If you're interested in reading the articles done in the Denver Post and Rocky Mountain News, do a search in Google for 'S.R. DeBoer'. We have the #1 spot in the rankings, the neighbors have #2. Feel free to peruse their site'O'lies. You'll be able to see some of the articles written on our situation in regard to the landmarking. Did I mention the total corruption in the City? It seems that Colorado has some work to do in finding ethical people to run our cities.
Posted by: Catherine Potts | Dec 16, 2007 1:44:59 AM
Final Order is located at http://boulderdude.wordpress.com for details.
Posted by: GiGi | Nov 28, 2007 10:24:59 PM
Thanks, Mark -- It's interesting that the objections to the case are focused both on the trial court's factual findings AND the concept of adverse possession as such. Your comment shows the same ambiguity, although, as I note in my post, the view of adverse possessors as "thieves" is one that is widely shared, and perhaps accurate when deployed against affluent homeowners trying to preserve their view. The latter objections, however, distracted me at first from the former. But, after reading the trial court's opinion more carefully, my sense is that the case for adverse possession here was actually weaker than I first thought. It will be interesting to see what happens to the trial court's decision on appeal.

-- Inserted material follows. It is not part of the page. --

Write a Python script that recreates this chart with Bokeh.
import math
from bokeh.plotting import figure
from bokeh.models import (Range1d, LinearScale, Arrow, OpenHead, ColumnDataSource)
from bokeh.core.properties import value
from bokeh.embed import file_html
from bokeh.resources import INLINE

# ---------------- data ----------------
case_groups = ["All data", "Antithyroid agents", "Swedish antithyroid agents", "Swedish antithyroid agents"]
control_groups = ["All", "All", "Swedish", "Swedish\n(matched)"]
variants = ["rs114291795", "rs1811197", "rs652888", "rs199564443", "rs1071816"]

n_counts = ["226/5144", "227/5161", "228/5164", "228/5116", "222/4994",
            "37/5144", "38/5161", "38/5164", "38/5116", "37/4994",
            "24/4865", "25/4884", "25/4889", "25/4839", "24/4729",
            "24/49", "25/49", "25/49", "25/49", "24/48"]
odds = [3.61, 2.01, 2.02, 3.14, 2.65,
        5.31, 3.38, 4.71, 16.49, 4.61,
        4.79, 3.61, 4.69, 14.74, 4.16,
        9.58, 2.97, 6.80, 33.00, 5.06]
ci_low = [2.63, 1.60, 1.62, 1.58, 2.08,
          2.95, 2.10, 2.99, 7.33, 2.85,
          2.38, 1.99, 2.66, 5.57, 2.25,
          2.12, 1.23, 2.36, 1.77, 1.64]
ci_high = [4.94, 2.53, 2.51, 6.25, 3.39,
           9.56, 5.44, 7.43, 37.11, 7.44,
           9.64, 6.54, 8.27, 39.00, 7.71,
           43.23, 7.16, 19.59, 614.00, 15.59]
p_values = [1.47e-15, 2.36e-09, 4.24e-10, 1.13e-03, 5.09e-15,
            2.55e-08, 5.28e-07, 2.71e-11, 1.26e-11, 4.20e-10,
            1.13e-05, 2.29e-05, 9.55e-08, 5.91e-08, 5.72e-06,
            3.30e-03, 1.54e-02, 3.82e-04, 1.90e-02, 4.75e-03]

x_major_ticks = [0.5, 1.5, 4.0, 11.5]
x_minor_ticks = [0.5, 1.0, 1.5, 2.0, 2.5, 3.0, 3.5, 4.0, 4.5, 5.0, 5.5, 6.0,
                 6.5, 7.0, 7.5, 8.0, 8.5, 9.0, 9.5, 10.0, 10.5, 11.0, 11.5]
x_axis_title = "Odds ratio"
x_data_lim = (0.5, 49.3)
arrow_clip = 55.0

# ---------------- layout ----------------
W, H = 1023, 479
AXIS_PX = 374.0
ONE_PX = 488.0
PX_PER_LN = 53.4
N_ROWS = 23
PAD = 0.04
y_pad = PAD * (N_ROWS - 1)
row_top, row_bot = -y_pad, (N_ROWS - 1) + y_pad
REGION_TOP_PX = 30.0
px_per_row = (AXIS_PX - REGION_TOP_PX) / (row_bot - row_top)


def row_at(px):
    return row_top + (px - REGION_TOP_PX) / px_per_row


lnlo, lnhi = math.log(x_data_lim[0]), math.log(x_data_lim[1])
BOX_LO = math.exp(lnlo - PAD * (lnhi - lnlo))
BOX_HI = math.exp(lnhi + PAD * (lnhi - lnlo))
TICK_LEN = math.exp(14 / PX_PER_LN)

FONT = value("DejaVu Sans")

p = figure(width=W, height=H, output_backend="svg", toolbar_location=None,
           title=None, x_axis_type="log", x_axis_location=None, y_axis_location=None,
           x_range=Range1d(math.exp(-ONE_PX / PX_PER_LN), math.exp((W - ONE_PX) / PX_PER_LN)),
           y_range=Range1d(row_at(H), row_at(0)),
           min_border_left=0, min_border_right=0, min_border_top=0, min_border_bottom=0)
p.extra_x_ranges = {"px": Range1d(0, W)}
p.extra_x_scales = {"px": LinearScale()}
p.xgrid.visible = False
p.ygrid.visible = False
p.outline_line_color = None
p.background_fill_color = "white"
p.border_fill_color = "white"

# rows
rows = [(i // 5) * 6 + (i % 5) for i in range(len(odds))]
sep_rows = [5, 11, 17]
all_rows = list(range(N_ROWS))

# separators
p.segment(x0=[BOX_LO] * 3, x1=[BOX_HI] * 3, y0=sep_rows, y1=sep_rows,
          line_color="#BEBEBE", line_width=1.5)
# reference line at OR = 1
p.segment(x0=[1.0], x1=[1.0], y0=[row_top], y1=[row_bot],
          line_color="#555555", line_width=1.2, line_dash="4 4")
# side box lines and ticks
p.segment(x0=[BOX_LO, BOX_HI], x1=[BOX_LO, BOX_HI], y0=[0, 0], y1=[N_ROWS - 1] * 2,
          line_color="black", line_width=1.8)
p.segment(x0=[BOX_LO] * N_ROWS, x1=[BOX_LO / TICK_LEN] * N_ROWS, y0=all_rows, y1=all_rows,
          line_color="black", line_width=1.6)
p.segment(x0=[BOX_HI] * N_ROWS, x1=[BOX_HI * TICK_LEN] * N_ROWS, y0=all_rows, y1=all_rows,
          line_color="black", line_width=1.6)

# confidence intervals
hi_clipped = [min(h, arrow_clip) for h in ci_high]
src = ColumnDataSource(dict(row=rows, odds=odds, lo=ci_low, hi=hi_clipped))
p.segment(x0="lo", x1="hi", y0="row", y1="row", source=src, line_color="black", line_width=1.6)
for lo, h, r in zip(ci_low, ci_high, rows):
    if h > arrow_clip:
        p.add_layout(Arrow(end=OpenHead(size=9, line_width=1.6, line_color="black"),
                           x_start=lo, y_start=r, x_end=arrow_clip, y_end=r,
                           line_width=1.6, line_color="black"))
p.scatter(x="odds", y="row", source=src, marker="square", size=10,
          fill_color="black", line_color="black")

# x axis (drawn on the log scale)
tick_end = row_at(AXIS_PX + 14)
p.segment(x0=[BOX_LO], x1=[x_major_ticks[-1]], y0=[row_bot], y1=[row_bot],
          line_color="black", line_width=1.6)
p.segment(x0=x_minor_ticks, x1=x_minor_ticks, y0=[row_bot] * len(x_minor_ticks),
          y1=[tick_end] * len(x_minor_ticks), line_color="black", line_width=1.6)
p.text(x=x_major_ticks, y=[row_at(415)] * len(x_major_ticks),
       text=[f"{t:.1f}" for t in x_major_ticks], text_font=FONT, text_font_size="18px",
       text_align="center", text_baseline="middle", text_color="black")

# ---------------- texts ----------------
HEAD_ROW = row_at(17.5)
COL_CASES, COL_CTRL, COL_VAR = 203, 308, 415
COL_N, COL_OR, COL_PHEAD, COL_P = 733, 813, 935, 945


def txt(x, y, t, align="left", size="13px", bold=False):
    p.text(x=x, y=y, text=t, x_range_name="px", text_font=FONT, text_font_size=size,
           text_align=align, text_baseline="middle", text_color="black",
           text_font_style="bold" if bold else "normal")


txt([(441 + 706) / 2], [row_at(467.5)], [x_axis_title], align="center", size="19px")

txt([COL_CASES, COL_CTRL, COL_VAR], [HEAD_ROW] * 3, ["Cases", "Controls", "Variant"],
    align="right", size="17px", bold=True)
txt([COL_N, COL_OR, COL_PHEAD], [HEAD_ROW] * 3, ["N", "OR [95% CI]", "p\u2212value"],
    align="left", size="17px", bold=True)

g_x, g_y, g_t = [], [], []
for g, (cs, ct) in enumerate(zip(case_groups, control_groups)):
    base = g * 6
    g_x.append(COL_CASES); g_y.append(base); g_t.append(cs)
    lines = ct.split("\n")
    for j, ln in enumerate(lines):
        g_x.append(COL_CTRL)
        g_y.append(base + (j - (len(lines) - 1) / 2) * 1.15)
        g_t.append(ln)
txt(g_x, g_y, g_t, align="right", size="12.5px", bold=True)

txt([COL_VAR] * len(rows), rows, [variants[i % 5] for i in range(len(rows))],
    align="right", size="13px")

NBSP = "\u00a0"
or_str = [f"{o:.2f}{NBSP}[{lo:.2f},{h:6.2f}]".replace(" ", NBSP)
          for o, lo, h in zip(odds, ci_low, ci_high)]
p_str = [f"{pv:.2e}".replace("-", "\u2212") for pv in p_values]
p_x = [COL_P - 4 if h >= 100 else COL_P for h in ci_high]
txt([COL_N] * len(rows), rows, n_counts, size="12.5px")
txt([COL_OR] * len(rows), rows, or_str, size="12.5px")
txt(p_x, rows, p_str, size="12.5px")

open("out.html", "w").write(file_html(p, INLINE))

Posted by: Eduardo Penalver | Nov 27, 2007 8:53:03 PM
Colorado native here(and a computer programmer, so I have no legal info to add) with a quick note...
Not to point out the obvious, but the thing that has the locals up in arms is mainly the fact that this happened in the suburbs and the owners paid thousands of dollars in taxes and HOA fees over the last 23 years. They paid (I believe) $120/month for HOA dues and paid $16,000 last year alone on taxes. Also, the owners live about 200 feet away from their land and NEVER once say these people on their land. Now that the judge and his wife were awarded 34% of the property, it's now unbuildable. The "thieves" wanted the property soley to maintain their million dollar(literally) view of the beloved Flatirons.

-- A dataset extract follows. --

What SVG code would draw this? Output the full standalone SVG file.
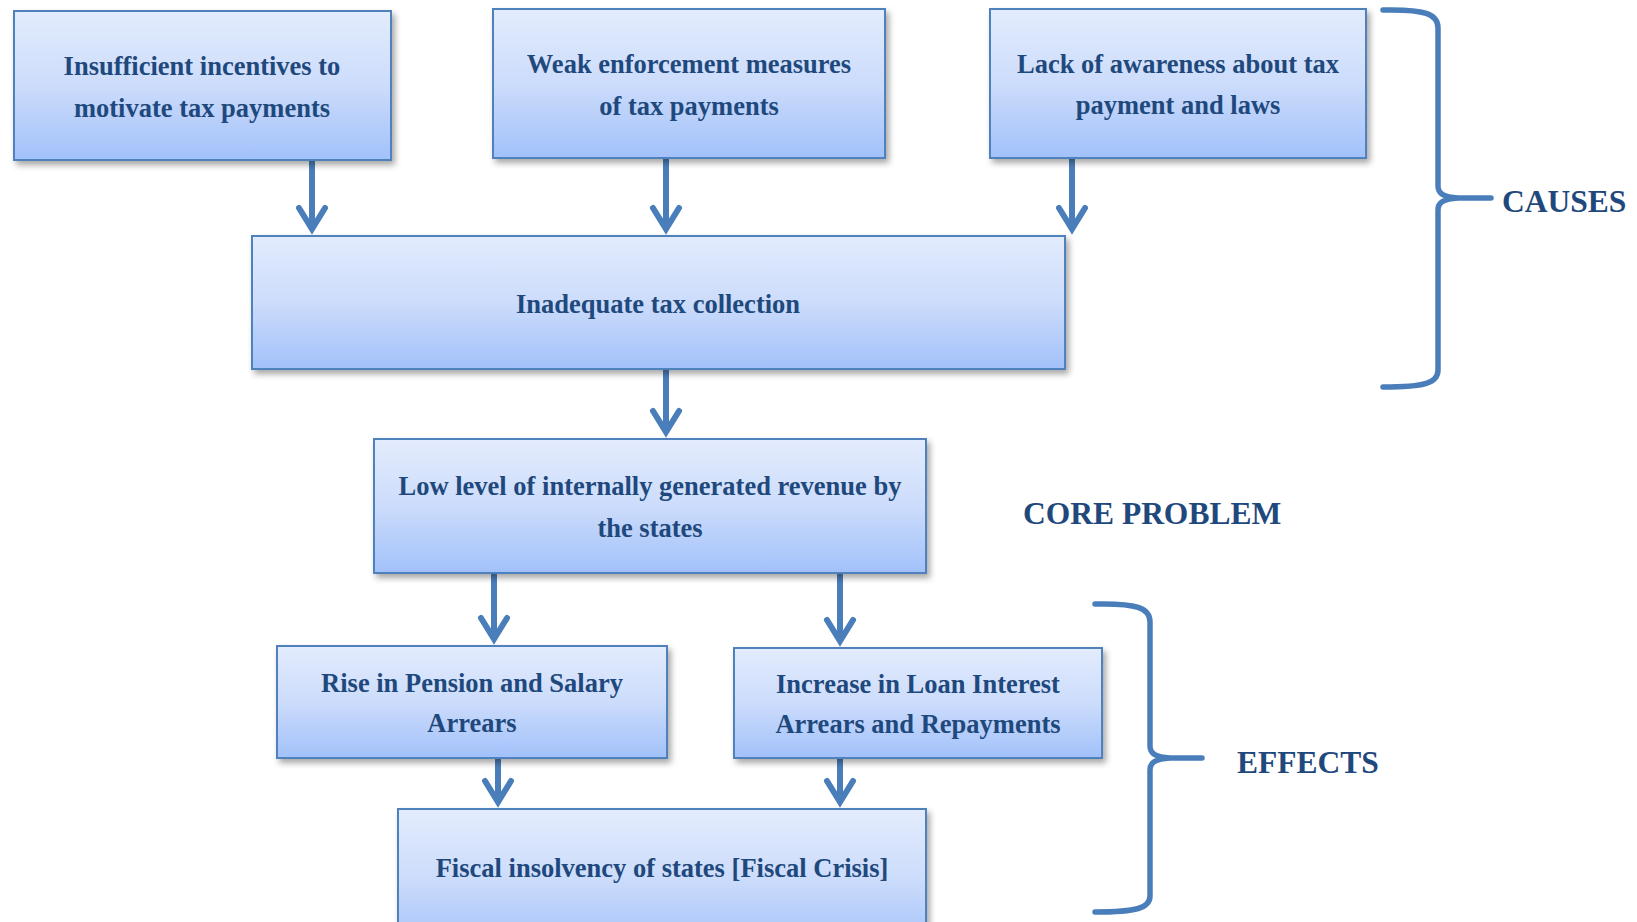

Just a layman's view I wanted to throw on here.
Thanks.
Mark
Posted by: MarkH | Nov 27, 2007 8:33:07 PM
I updated the language in the post after a quick read of the trial court's findings of facts. But I think the path use would be a pedagogically useful one to play around with to help bring out the difference between adverse possession and prescription. And, in this case, it might have provided a nice way to split the difference between the two parties. Part of the defendant's objection to adverse possession was that it left them with an unbuildable rump lot. Prescription would seem to avoid that problem.

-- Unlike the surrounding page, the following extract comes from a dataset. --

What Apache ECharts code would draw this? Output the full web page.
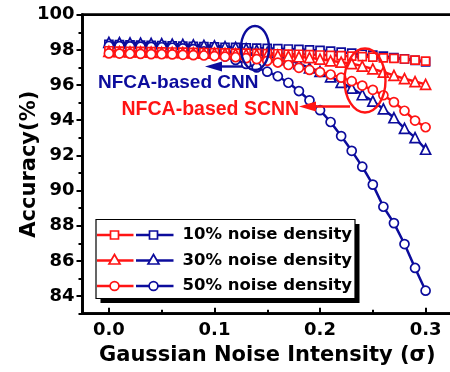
<!DOCTYPE html>
<html>
<head>
<meta charset="utf-8">
<style>
html,body{margin:0;padding:0;background:#fff;}
#chart{width:450px;height:372px;}
</style>
<script src="https://cdn.jsdelivr.net/npm/echarts@6/dist/echarts.min.js"></script>
</head>
<body>
<div id="chart"></div>
<script>
// ---- data ----
const sigma = [0.00,0.01,0.02,0.03,0.04,0.05,0.06,0.07,0.08,0.09,0.10,0.11,0.12,0.13,0.14,0.15,0.16,0.17,0.18,0.19,0.20,0.21,0.22,0.23,0.24,0.25,0.26,0.27,0.28,0.29,0.30];
const cnn10  = [98.32,98.30,98.29,98.27,98.26,98.24,98.23,98.21,98.20,98.18,98.17,98.15,98.14,98.12,98.10,98.09,98.07,98.05,98.03,98.00,97.97,97.93,97.87,97.81,97.75,97.70,97.65,97.56,97.49,97.40,97.31];
const cnn30  = [98.42,98.41,98.40,98.38,98.37,98.35,98.33,98.31,98.29,98.26,98.23,98.19,98.14,98.07,97.98,97.86,97.70,97.45,97.22,96.98,96.77,96.47,96.15,95.83,95.45,95.09,94.64,94.14,93.54,93.01,92.35];
const cnn50  = [98.22,98.21,98.20,98.19,98.17,98.15,98.12,98.09,98.04,97.92,97.78,97.62,97.43,97.20,97.00,96.76,96.50,96.13,95.66,95.13,94.57,93.90,93.10,92.26,91.36,90.34,89.08,88.15,86.96,85.60,84.31];
const scnn10 = [97.95,97.93,97.92,97.91,97.90,97.89,97.88,97.87,97.86,97.85,97.84,97.83,97.82,97.81,97.80,97.79,97.78,97.76,97.75,97.73,97.71,97.69,97.67,97.64,97.62,97.59,97.55,97.52,97.48,97.42,97.36];
const scnn30 = [97.92,97.90,97.89,97.88,97.87,97.86,97.85,97.84,97.83,97.82,97.81,97.80,97.78,97.76,97.74,97.72,97.69,97.65,97.61,97.56,97.47,97.38,97.30,97.22,97.08,96.92,96.74,96.55,96.36,96.20,96.04];
const scnn50 = [97.80,97.79,97.78,97.77,97.76,97.75,97.74,97.72,97.70,97.68,97.65,97.62,97.58,97.53,97.47,97.38,97.28,97.14,96.98,96.86,96.74,96.60,96.42,96.22,95.97,95.73,95.42,95.03,94.54,93.98,93.60];
const xTicks = [0, 0.1, 0.2, 0.3];
const xMinorTicks = [0.05, 0.15, 0.25];
const yTicks = [84, 86, 88, 90, 92, 94, 96, 98, 100];
const yMinorTicks = [83, 85, 87, 89, 91, 93, 95, 97, 99];
const legendLabels = ['10% noise density', '30% noise density', '50% noise density'];
const annCNN = 'NFCA-based CNN';
const annSCNN = 'NFCA-based SCNN';

const BLUE = '#0c0c9c';
const RED = '#ff1414';
const FONT = 'DejaVu Sans';

function pairs(ys){ return sigma.map((s,i)=>[s, ys[i]]); }

function mkSeries(name, ys, color, symbol, size){
  return {
    name, type:'line', data: pairs(ys), xAxisIndex:0, yAxisIndex:0,
    symbol, symbolSize:size, showAllSymbol:true,
    lineStyle:{color, width:2.5},
    itemStyle:{color:'#fff', borderColor:color, borderWidth:1.7},
    emphasis:{disabled:true}, animation:false
  };
}

const chart = echarts.init(document.getElementById('chart'));

// legend graphic
const lg = [];
const boxX = 96, boxY = 219.5, boxW = 259, boxH = 79;
lg.push({type:'rect', shape:{x:boxX+4.5, y:boxY+4.5, width:boxW, height:boxH}, style:{fill:'#000'}, z:100});
lg.push({type:'rect', shape:{x:boxX, y:boxY, width:boxW, height:boxH}, style:{fill:'#fff', stroke:'#000', lineWidth:1.2}, z:101});
const rowsY = [235, 260.5, 286];
const syms = ['rect','triangle','circle'];
function markerShape(kind, cx, cy, color){
  const st = {fill:'#fff', stroke:color, lineWidth:1.7};
  if(kind==='rect') return {type:'rect', shape:{x:cx-4, y:cy-4, width:8, height:8}, style:st, z:103};
  if(kind==='circle') return {type:'circle', shape:{cx, cy, r:4.4}, style:st, z:103};
  return {type:'polygon', shape:{points:[[cx,cy-6],[cx+5.5,cy+3.5],[cx-5.5,cy+3.5]]}, style:st, z:103};
}
rowsY.forEach((y,i)=>{
  lg.push({type:'line', shape:{x1:boxX+1, y1:y, x2:133.5, y2:y}, style:{stroke:RED, lineWidth:2.5}, z:102});
  lg.push(markerShape(syms[i], 114.5, y, RED));
  lg.push({type:'line', shape:{x1:136, y1:y, x2:173.5, y2:y}, style:{stroke:BLUE, lineWidth:2.5}, z:102});
  lg.push(markerShape(syms[i], 153.5, y, BLUE));
  lg.push({type:'text', x:182.5, y:y, style:{text:legendLabels[i], font:'bold 16.5px "DejaVu Sans"', fill:'#000', textVerticalAlign:'middle', textAlign:'left'}, z:103});
});

// annotations
const ann = [
  {type:'ellipse', shape:{cx:255, cy:48, rx:14, ry:22}, style:{fill:'none', stroke:BLUE, lineWidth:2.4}, z:90},
  {type:'line', shape:{x1:243, y1:66.5, x2:218, y2:66.5}, style:{stroke:BLUE, lineWidth:2.4}, z:90},
  {type:'polygon', shape:{points:[[205,66.5],[222,61.5],[222,71.5]]}, style:{fill:BLUE}, z:90},
  {type:'text', x:98, y:83, style:{text:annCNN, font:'bold 19px "Liberation Sans"', fill:BLUE, textVerticalAlign:'middle'}, z:90},
  {type:'ellipse', shape:{cx:365, cy:80.5, rx:20.5, ry:32}, style:{fill:'none', stroke:RED, lineWidth:2.4}, z:90},
  {type:'line', shape:{x1:350, y1:106.5, x2:312, y2:106.5}, style:{stroke:RED, lineWidth:2.4}, z:90},
  {type:'polygon', shape:{points:[[299,106.5],[316,101.5],[316,111.5]]}, style:{fill:RED}, z:90},
  {type:'text', x:121.5, y:109.5, style:{text:annSCNN, font:'bold 19.5px "Liberation Sans"', fill:RED, textVerticalAlign:'middle'}, z:90}
];

const axisFont = {fontFamily:FONT, fontWeight:'bold', fontSize:18, color:'#000'};

chart.setOption({
  animation:false,
  grid:{left:82.5, top:14.7, width:369.5, height:299, show:true, borderColor:'#000', borderWidth:2.7, backgroundColor:'transparent', containLabel:false, outerBoundsMode:'none'},
  xAxis:[
    {type:'value', min:-0.025, max:0.325, position:'bottom',
     axisLine:{show:true, onZero:false, lineStyle:{color:'#000', width:2.7}},
     axisTick:{show:true, inside:true, length:6, lineStyle:{color:'#000', width:2}, customValues:xTicks},
     axisLabel:{...axisFont, margin:8, customValues:xTicks, formatter:v=>v.toFixed(1)},
     splitLine:{show:false},
     name:'Gaussian Noise Intensity (σ)', nameLocation:'middle', nameGap:30,
     nameTextStyle:{fontFamily:FONT, fontWeight:'bold', fontSize:21, color:'#000'}},
    {type:'value', min:-0.025, max:0.325, position:'bottom',
     axisLine:{show:false, onZero:false},
     axisTick:{show:true, inside:true, length:4, lineStyle:{color:'#000', width:2}, customValues:xMinorTicks},
     axisLabel:{show:false}, splitLine:{show:false}}
  ],
  yAxis:[
    {type:'value', min:83, max:100, position:'left',
     axisLine:{show:true, onZero:false, lineStyle:{color:'#000', width:2.7}},
     axisTick:{show:true, inside:false, length:6, lineStyle:{color:'#000', width:2}, customValues:yTicks},
     axisLabel:{...axisFont, margin:8, customValues:yTicks},
     splitLine:{show:false},
     name:'Accuracy(%)', nameLocation:'middle', nameGap:42, nameMoveOverlap:false,
     nameTextStyle:{fontFamily:FONT, fontWeight:'bold', fontSize:21, color:'#000'}},
    {type:'value', min:83, max:100, position:'left',
     axisLine:{show:false, onZero:false},
     axisTick:{show:true, inside:false, length:4, lineStyle:{color:'#000', width:2}, customValues:yMinorTicks},
     axisLabel:{show:false}, splitLine:{show:false}}
  ],
  series:[
    mkSeries('CNN 10%', cnn10, BLUE, 'rect', 8),
    mkSeries('CNN 30%', cnn30, BLUE, 'triangle', 10),
    mkSeries('CNN 50%', cnn50, BLUE, 'circle', 9),
    mkSeries('SCNN 10%', scnn10, RED, 'rect', 8),
    mkSeries('SCNN 30%', scnn30, RED, 'triangle', 10),
    mkSeries('SCNN 50%', scnn50, RED, 'circle', 9)
  ],
  graphic: ann.concat(lg)
});
</script>
</body>
</html>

Posted by: Eduardo Penalver | Nov 26, 2007 7:47:31 PM
Bruce -- I agree that the footpath use would seem more appropriate as a basis for a prescriptive easement than full-blown adverse possession of the parcel, if that were the only use. I have not yet read the trial court's order, just news accounts, but my understanding is that there were other uses as well, including stacking firewood and holding parties on the portion of the land being claimed, and perhaps others. These are just the ones that the news stories have mentioned. Stacking the firewood would seem to me to be closer to the sort of use that would give rise to adverse possession, though I've read cases that go the other way on that one. New York requires even more intensive uses, such as enclosure or cultivation. In any event, my reading of the stories is that the protests/controversy have not focused so much on the sorts of uses as on the concept of adverse possession, but the two might be related. That is, perhaps people are more offended at the notion that a use as innocuous as walking over your neighbors' land can give rise to a change of title but would be less upset if the plaintiffs in this case had extended their house out over the property line.
Posted by: Eduardo Penalver | Nov 26, 2007 6:21:00 PM
I second an interest in the second point by Bruce, as out here in California this would seem to be a question of easement in the first instance.
Posted by: Patrick S. O'Donnell | Nov 26, 2007 6:17:50 PM
Eduardo, this case is fascinating I agree, but perhaps you can help a non-property-prof out on a couple of things:
1) Is the holding that a footpath is both "actual possession" and "hostile" in line with other decisions? Just on its face, it seems weak on both grounds, but particularly the "hostility" prong. A footpath does not strike me as a terribly exclusive use of the land. For example, I often walk across my neighbors' driveway during the summer to get from the front yard to the back while watering my lawn -- some plants planted by a previous owner of my property block the shortest route. Not that I would ever think of making an adverse possession claim on that basis, but it seems odd to think that my neighbors have something to worry about. Indeed, the whole reason I walk across the driveway is because it *doesn't* interfere with any current use or potential future use by the owners of the driveway, and I presume that they know that that is my intention. The legal rule here seems perverse: if you see evidence that someone is cutting across your property, and it doesn't interfere with your use in any way, you are still required to (within 20 years or so) fence off the path in order to prevent a transfer of title.
2) Speaking of which, why is the remedy here transfer of title to a portion of the property, rather than an easement? Is that also common?